──────── Dataset content

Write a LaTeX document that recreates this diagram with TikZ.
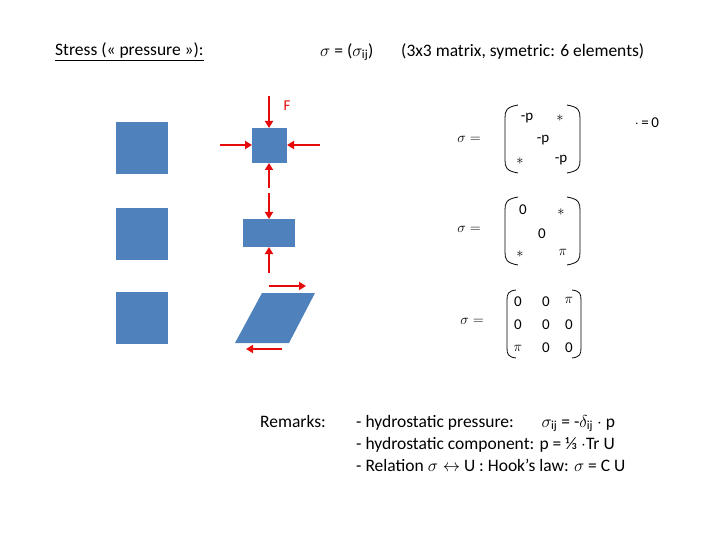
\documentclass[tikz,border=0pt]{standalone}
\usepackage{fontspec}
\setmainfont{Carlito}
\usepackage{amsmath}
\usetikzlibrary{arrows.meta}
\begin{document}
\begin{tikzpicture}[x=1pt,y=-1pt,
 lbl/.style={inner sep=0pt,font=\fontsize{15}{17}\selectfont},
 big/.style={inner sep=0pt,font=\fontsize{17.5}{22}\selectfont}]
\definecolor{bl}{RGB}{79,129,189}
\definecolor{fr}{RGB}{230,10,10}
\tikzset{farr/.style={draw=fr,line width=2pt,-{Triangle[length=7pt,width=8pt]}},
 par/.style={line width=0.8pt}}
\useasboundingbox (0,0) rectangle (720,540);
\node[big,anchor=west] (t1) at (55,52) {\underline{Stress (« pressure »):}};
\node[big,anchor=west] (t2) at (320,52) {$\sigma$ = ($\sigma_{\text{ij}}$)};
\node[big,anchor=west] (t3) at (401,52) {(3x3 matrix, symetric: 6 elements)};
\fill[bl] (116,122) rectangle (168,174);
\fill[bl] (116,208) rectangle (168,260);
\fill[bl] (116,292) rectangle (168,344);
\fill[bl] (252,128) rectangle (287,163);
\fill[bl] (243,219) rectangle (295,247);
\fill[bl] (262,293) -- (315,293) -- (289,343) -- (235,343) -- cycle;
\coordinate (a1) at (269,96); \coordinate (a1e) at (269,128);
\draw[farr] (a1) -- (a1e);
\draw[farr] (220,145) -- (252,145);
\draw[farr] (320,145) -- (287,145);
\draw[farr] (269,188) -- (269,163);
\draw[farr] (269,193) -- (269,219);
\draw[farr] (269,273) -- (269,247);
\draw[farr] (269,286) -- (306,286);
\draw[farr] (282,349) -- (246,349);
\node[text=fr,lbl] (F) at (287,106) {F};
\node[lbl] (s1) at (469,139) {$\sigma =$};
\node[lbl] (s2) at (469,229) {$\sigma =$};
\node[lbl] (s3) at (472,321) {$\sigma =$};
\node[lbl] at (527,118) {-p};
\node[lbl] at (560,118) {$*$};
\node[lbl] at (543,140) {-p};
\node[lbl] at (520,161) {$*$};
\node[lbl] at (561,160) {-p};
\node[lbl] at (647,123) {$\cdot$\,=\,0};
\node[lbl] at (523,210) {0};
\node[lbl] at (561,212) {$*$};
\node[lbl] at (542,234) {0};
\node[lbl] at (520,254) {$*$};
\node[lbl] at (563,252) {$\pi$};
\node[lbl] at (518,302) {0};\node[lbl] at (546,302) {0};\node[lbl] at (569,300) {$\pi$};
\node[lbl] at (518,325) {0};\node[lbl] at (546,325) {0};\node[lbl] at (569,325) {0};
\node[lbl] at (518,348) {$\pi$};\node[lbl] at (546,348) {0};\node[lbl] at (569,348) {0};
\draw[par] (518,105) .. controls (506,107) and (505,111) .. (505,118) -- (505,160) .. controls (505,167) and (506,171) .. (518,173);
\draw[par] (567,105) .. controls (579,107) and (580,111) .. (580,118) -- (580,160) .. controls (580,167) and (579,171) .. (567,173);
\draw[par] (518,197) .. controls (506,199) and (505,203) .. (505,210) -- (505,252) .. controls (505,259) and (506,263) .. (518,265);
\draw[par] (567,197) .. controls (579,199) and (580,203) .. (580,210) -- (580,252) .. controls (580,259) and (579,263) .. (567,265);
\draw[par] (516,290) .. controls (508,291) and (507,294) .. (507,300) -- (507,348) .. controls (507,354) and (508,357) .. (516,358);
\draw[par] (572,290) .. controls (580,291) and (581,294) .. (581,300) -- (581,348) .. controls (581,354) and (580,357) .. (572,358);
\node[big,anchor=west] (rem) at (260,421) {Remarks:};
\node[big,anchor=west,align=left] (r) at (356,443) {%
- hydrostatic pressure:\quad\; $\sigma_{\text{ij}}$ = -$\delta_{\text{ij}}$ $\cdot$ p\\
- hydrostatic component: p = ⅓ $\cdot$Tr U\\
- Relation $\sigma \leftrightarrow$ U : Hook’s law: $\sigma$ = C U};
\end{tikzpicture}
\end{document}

────────────────

| Task |
Set the listing down in full and exactly. Pictures within it should not appear in the copy.

| Task result |
Write a LaTeX document that recreates this diagram with TikZ.
\documentclass[tikz,border=0pt]{standalone}
\usepackage{fontspec}
\setmainfont{Carlito}
\usepackage{amsmath}
\usetikzlibrary{arrows.meta}
\begin{document}
\begin{tikzpicture}[x=1pt,y=-1pt,
 lbl/.style={inner sep=0pt,font=\fontsize{15}{17}\selectfont},
 big/.style={inner sep=0pt,font=\fontsize{17.5}{22}\selectfont}]
\definecolor{bl}{RGB}{79,129,189}
\definecolor{fr}{RGB}{230,10,10}
\tikzset{farr/.style={draw=fr,line width=2pt,-{Triangle[length=7pt,width=8pt]}},
 par/.style={line width=0.8pt}}
\useasboundingbox (0,0) rectangle (720,540);
\node[big,anchor=west] (t1) at (55,52) {\underline{Stress (« pressure »):}};
\node[big,anchor=west] (t2) at (320,52) {$\sigma$ = ($\sigma_{\text{ij}}$)};
\node[big,anchor=west] (t3) at (401,52) {(3x3 matrix, symetric: 6 elements)};
\fill[bl] (116,122) rectangle (168,174);
\fill[bl] (116,208) rectangle (168,260);
\fill[bl] (116,292) rectangle (168,344);
\fill[bl] (252,128) rectangle (287,163);
\fill[bl] (243,219) rectangle (295,247);
\fill[bl] (262,293) -- (315,293) -- (289,343) -- (235,343) -- cycle;
\coordinate (a1) at (269,96); \coordinate (a1e) at (269,128);
\draw[farr] (a1) -- (a1e);
\draw[farr] (220,145) -- (252,145);
\draw[farr] (320,145) -- (287,145);
\draw[farr] (269,188) -- (269,163);
\draw[farr] (269,193) -- (269,219);
\draw[farr] (269,273) -- (269,247);
\draw[farr] (269,286) -- (306,286);
\draw[farr] (282,349) -- (246,349);
\node[text=fr,lbl] (F) at (287,106) {F};
\node[lbl] (s1) at (469,139) {$\sigma =$};
\node[lbl] (s2) at (469,229) {$\sigma =$};
\node[lbl] (s3) at (472,321) {$\sigma =$};
\node[lbl] at (527,118) {-p};
\node[lbl] at (560,118) {$*$};
\node[lbl] at (543,140) {-p};
\node[lbl] at (520,161) {$*$};
\node[lbl] at (561,160) {-p};
\node[lbl] at (647,123) {$\cdot$\,=\,0};
\node[lbl] at (523,210) {0};
\node[lbl] at (561,212) {$*$};
\node[lbl] at (542,234) {0};
\node[lbl] at (520,254) {$*$};
\node[lbl] at (563,252) {$\pi$};
\node[lbl] at (518,302) {0};\node[lbl] at (546,302) {0};\node[lbl] at (569,300) {$\pi$};
\node[lbl] at (518,325) {0};\node[lbl] at (546,325) {0};\node[lbl] at (569,325) {0};
\node[lbl] at (518,348) {$\pi$};\node[lbl] at (546,348) {0};\node[lbl] at (569,348) {0};
\draw[par] (518,105) .. controls (506,107) and (505,111) .. (505,118) -- (505,160) .. controls (505,167) and (506,171) .. (518,173);
\draw[par] (567,105) .. controls (579,107) and (580,111) .. (580,118) -- (580,160) .. controls (580,167) and (579,171) .. (567,173);
\draw[par] (518,197) .. controls (506,199) and (505,203) .. (505,210) -- (505,252) .. controls (505,259) and (506,263) .. (518,265);
\draw[par] (567,197) .. controls (579,199) and (580,203) .. (580,210) -- (580,252) .. controls (580,259) and (579,263) .. (567,265);
\draw[par] (516,290) .. controls (508,291) and (507,294) .. (507,300) -- (507,348) .. controls (507,354) and (508,357) .. (516,358);
\draw[par] (572,290) .. controls (580,291) and (581,294) .. (581,300) -- (581,348) .. controls (581,354) and (580,357) .. (572,358);
\node[big,anchor=west] (rem) at (260,421) {Remarks:};
\node[big,anchor=west,align=left] (r) at (356,443) {%
- hydrostatic pressure:\quad\; $\sigma_{\text{ij}}$ = -$\delta_{\text{ij}}$ $\cdot$ p\\
- hydrostatic component: p = ⅓ $\cdot$Tr U\\
- Relation $\sigma \leftrightarrow$ U : Hook’s law: $\sigma$ = C U};
\end{tikzpicture}
\end{document}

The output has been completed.